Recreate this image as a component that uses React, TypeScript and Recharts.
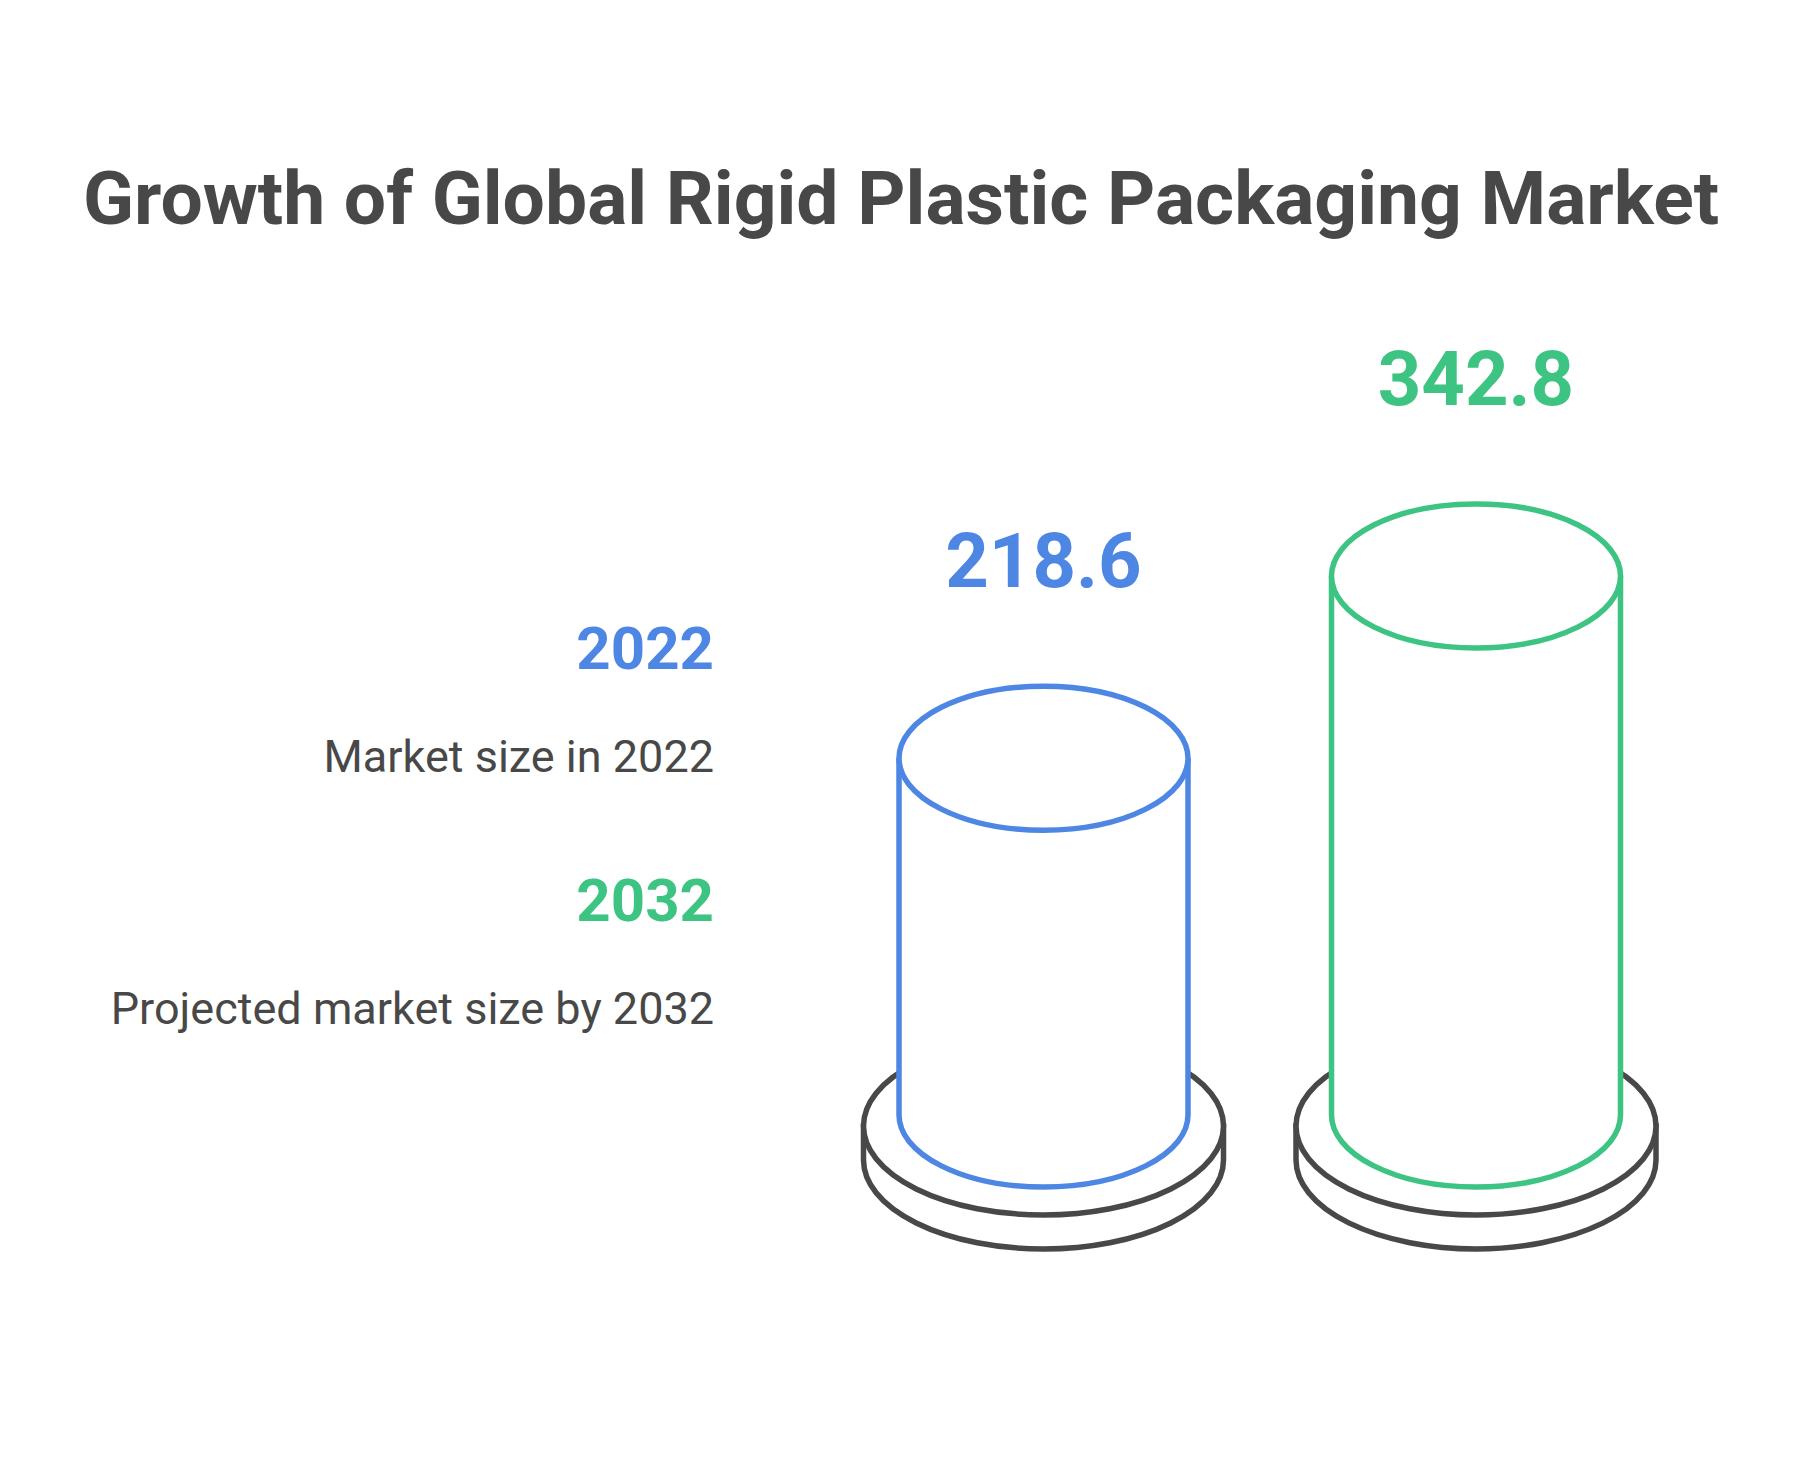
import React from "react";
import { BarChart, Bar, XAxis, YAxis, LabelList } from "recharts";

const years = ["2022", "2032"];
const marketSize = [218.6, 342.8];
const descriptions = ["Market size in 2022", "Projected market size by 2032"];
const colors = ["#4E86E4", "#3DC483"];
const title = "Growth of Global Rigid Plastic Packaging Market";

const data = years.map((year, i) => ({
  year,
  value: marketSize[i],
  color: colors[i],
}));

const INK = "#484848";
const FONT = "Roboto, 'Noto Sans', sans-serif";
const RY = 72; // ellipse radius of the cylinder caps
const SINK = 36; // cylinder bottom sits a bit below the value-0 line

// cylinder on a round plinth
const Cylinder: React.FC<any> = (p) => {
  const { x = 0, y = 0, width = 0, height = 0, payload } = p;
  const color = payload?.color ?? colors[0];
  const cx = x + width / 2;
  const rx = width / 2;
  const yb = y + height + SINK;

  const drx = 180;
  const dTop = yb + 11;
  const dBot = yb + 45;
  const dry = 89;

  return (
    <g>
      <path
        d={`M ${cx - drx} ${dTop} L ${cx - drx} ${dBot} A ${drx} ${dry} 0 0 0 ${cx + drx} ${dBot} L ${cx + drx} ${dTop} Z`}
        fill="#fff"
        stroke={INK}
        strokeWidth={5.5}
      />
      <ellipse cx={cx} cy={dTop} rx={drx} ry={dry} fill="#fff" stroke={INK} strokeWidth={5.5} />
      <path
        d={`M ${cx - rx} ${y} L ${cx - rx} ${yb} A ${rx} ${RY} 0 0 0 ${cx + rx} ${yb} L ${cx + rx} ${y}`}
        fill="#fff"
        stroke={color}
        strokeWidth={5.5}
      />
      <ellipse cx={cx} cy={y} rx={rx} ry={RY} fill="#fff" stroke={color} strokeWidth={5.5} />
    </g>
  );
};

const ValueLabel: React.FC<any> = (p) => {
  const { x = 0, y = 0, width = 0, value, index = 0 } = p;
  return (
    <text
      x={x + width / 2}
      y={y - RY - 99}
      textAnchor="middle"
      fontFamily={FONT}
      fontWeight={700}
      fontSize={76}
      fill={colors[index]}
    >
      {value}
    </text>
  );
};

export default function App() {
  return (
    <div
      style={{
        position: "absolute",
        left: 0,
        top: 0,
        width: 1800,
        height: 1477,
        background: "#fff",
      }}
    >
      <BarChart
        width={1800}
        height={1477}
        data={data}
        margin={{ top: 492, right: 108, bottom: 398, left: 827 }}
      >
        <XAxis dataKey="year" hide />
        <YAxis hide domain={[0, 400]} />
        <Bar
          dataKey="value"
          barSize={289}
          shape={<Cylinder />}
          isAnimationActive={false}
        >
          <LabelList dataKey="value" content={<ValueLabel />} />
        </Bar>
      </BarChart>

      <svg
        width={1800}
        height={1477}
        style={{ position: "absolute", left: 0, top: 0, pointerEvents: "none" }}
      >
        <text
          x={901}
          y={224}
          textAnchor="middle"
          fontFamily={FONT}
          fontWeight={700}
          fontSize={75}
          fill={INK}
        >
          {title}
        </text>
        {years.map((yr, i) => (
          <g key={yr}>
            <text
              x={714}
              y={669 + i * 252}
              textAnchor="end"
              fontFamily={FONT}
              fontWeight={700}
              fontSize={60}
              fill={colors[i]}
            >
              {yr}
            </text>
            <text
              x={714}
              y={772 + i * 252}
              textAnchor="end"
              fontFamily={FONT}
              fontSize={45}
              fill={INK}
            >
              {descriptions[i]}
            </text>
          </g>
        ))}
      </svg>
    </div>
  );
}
· · ·
Given request:
What count of lines in the listing contain the word "React"? Reply with the number only.

Answer to this problem:
4